Updated: Jan 2, 2022
Welcome to the first post in the Intro to Arduino series. In this post, I'm going to go over how to install the Arduino software and use the integrated development environment (IDE). For this series, I'm going to be using parts from the Arduino Starter Kit.
First, go to Arduino software download page here. For windows users, click on the installer option. Mac users will only have one option.
Download and run the executable file. Agree to the license agreement. On the next screen, make sure the "Install USB driver" box is checked and finish going through the installation.
For the Mac installation, clicking on the link from the download page will download a zip file. Inside the zip file is the application file. You can run Arduino by clicking on this link directly from your downloads folder, or you can move it to your applications folder.
Using the IDE
Open up the Arduino software. This will be the environment where all of the code will be written. If the interface is too small to read, you can change the scale by going to File>Preferences. You'll have to close and reopen the software for to it to take effect.
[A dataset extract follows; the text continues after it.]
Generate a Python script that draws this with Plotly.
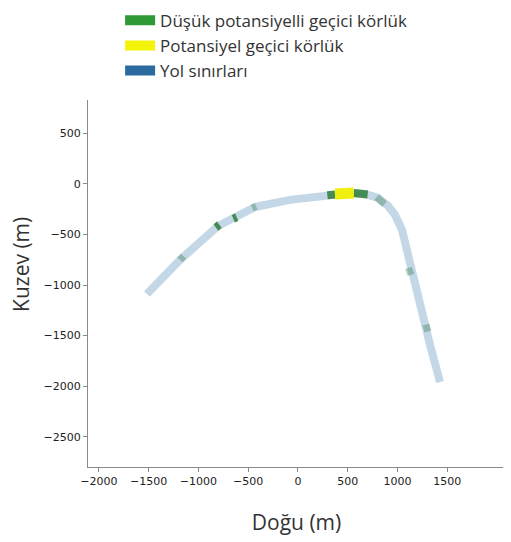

The icon with the check mark is the "Verify" icon. This icon will check the syntax of the code for any errors. The icon next to it is the "Upload" icon. This checks the syntax and then uploads the code to the board. The three icons to the left are "New," "Open," and "Save." The last icon on the far right will open up the serial monitor, which will be discussed in later posts
Communicating with the Arduino Uno
Next we're going to verify that your computer can communicate with your Arduino. Connect the USB cable to the Arduino and the computer. You should see an LED light up.
In the Arduino IDE, we're going to open up an example to upload to the board. Go to File>Examples>Basics>Blink.
Then make sure you have the correct board selected by going to Tools>Board>Arduino Uno.
A COM port needs to be selected in order to send and receive data. Select the port by going to Tools>Port. For the Arduino Uno, the COM port is usually labeled. For Windows, the ports are numbered. For a Mac, the port will have "usbmodem" in the name.
If you choose the wrong port, the IDE just won't do anything. To get out of this, choose the correct port and upload again. You'll initially get an error. Then just click upload one more time.
On Windows, you can check which port is associated with your Arduino by going to the device manager. Scroll down to ports, unplug your Arduino, and then reconnect it. You should be able to see a new COM port pop up. This is the one that is connected to your Arduino.
The particular example that was uploaded turns Pin 13 on and off, over and over again. The "L" LED is connected to this pin and will blink if everything was done properly.
Now that you're able to upload to your board, you're all set to start building circuits and writing code.